** start MATERIAL FOR THIS EXERCISE **
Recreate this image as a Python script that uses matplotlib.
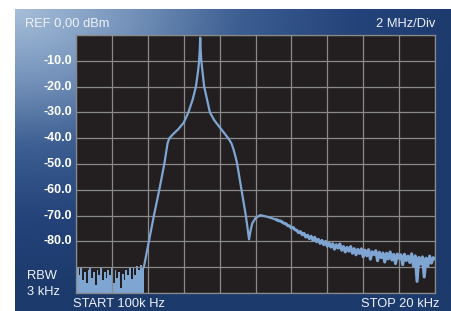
** end MATERIAL FOR THIS EXERCISE **
** start MATERIAL FOR THIS EXERCISE **
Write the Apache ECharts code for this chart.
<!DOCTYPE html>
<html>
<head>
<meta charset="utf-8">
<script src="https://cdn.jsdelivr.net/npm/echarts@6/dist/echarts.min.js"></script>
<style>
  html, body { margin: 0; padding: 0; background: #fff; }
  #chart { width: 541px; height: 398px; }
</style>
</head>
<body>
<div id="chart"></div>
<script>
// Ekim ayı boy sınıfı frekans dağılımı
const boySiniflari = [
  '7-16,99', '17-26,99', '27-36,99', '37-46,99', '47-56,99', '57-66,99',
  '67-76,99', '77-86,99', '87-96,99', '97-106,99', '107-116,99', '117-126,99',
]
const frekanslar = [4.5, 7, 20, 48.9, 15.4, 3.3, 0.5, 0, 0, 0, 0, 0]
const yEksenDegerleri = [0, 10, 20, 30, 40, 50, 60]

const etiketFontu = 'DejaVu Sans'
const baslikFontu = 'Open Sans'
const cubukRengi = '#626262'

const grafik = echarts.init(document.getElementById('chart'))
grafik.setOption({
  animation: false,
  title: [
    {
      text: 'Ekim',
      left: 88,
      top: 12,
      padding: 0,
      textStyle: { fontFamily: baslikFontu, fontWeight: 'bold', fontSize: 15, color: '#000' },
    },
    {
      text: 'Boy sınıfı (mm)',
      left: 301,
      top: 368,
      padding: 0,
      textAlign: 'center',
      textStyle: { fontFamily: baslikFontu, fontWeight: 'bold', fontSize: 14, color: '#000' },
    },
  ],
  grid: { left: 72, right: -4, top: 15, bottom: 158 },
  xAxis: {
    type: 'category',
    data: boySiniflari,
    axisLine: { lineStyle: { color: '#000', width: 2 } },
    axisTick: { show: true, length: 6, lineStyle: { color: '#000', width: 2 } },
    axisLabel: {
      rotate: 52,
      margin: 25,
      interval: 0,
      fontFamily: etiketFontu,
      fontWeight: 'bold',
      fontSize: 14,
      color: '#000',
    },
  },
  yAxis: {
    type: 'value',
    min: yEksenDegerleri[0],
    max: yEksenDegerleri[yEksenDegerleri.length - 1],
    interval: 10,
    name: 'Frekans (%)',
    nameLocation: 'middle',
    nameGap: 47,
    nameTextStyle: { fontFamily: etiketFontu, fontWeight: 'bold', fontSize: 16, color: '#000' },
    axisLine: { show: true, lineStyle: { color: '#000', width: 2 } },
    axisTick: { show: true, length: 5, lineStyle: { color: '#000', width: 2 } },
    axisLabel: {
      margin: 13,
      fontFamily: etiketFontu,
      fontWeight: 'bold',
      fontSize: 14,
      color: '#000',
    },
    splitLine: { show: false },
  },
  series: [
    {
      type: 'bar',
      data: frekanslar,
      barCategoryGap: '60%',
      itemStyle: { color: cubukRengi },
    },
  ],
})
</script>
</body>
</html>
** end MATERIAL FOR THIS EXERCISE **
• **GOAL**: In the records shown above, how many lines include the word "script"? Answer with the number only.

• **SOLUTION TO THIS PROBLEM**: 4